The key changes came outside. Brandon tackled his first priority quickly--spraying the Ivory-colored firewall (a key factor considering that he often cruises the car sans hood). Flames had also entered the equation, but not just any fire would do. Brandon wanted period licks with fat, tapered outlines. To achieve the desired look using single-stage paint, Brandon sprayed the black pinstripe first, then laid down the Guards Red and India Ivory, overlapping the black slightly with both. This left a clean pinstripe edge once everything was color-sanded and buffed.
As striking as the flames are, they're almost overshadowed by the plain-Jane wheels (we can just picture the guys with 20-inch billet rollers shaking their heads in disbelief). Somehow the gloss black steelies help complete the Chevy's "incomplete" persona--that no-nonsense, just-back-from-the-dragstrip, don't-mess-with-me demeanor that oozes from every seam. McGaughy dropped spindles and 2-inch lowering blocks do their part to enhance the surly attitude with proper altitude.
In the end it all boils down to wheels, tires, stance, and paint. Those elements define most rods and customs, and they're exactly what set this '56 apart from other Tri-Five Chevys. Brandon is certainly excited with the way those ingredients came together; then again, this Chevy has never disappointed him. "I wouldn't do anything different," Brandon says. "Everything we did made sense at the time, or was the right choice for what we could afford." Right choices, right time, right car--no wonder he's kept the Chevy all these years.
Brandon & Mandy Meddock
Lake Forest, California
'56 Chevy 210 Sedan
Brandon assembled the '64-vintage 327 back in high school; it just needed a little freshening up this time around.
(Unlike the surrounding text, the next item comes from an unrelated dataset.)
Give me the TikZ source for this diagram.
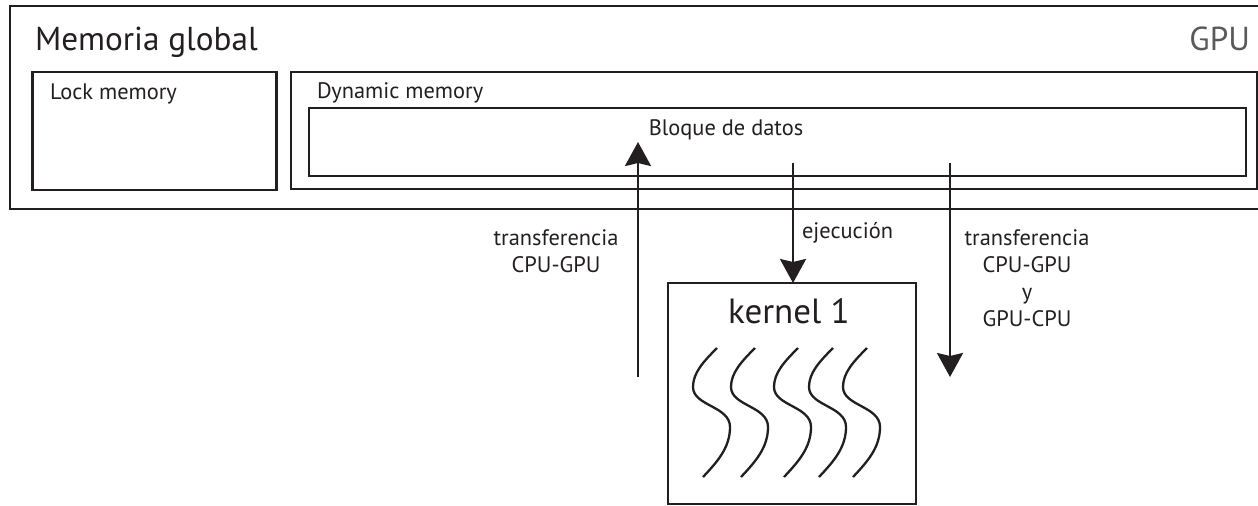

The stout small-block runs Keith Black pistons, an Erson cam, Corvette "fuelie" heads, and Manley valves. Topping it off is a Weiand intake, twin Carter AFBs, and owner-crafted Hellings-style air cleaners. Edelbrock valve covers, a Griffin radiator, and a Moon coolant recovery tank help complete the look, while a Mallory distributor and S&S headers take care of spark and fumes. Backing up the mill is a TH350 with a TCI converter and Lokar shifter.
A stock frame provides the foundation for this fire-branded Chevy. The 3.55:1-geared stock rearend gets help from KYB shocks, 2-inch lowering blocks, and owner-built traction bars, while McGaughy dropped spindles, lowered springs, and disc brakes get things down up front.
WHEELS & TIRES:
Brandon turned to Pete Paulson for the 15x7- and 15x8-inch steel wheels, which were powdercoated black. They're wrapped in Coker Classic whitewalls, size 215/75R15 and 235/75R15.
BODY & PAINT:
Stripping the car bare and doing a bunch of bodywork wasn't necessary since Brandon had done that on the first go-around. This time he just made a few repairs, scuffed the surface, and started spraying. He began by masking off the flames (with help from mother Geri, we might add) and spraying the black outline striping. Next he laid down the Valspar Guards Red and India Ivory, overlapping the black slightly with each. This left him with the most uniform surface possible using single-stage paint. Body mods include a shaved hood (the bird is gone) and license-free front bumper.
The cabin fits the car's theme perfectly--bare bones and basic. There's no radio and no air conditioning, just lots of black Naugahyde, a little red piping, VDO gauges, a Moon tach, Danchuk seatbelts, and an owner-built rollbar.